Edit: my first draft was harsher then it needed to be, sorry, long day.
First of all, nobody's saying this is going to happen overnight. Secondly, traditional computing systems generate heat due to electrical resistance and inefficiencies in semiconducting transistors; the process of computation does not inherently require the generation of heat, nor cause it through some other means than electrical resistance. It's not magic.
Superconduction and semiconduction are mutually exclusive - it's in the name. A semiconductor has resistance properties midway between a conductor and an insulator. A superconductor exhibits no electrical resistance at all. A material can be a superconductor in one "direction" and a semiconductor in another, or a semiconductor can be "warped" into being a superconductor, but you can't have electrons flowing in the same direction with some resistance and no resistance at the same time. There's either resistance, or there's not.
Finally, there is absolutely no reason that a transistor has to be made of a semiconducting material. They can be made of superconducting materials, and if they are then there's no reason they'd generate heat beyond manufacturing defects.

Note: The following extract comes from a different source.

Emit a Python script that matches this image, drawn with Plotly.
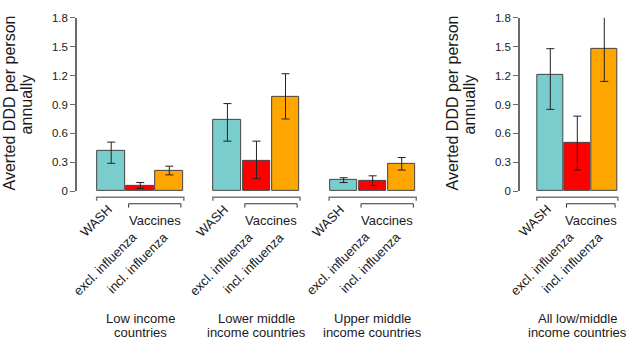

Yes, I'm talking about a perfectly superconducting system and I'm not allowing for inefficiencies where components interface or component imperfections resulting in some small amount of resistance that generates heat; that would be a manufacturing defect and isn't relevant. And of course this is all theoretical right now anyway; we don't even know for sure if this is actually a breakthrough yet (even if it's really beginning to look like it). We need to better understand the material and what applications it's suited to before we can make concrete predictions on what impacts it will have. But everything I suggest is grounded in the way computer hardware actually works.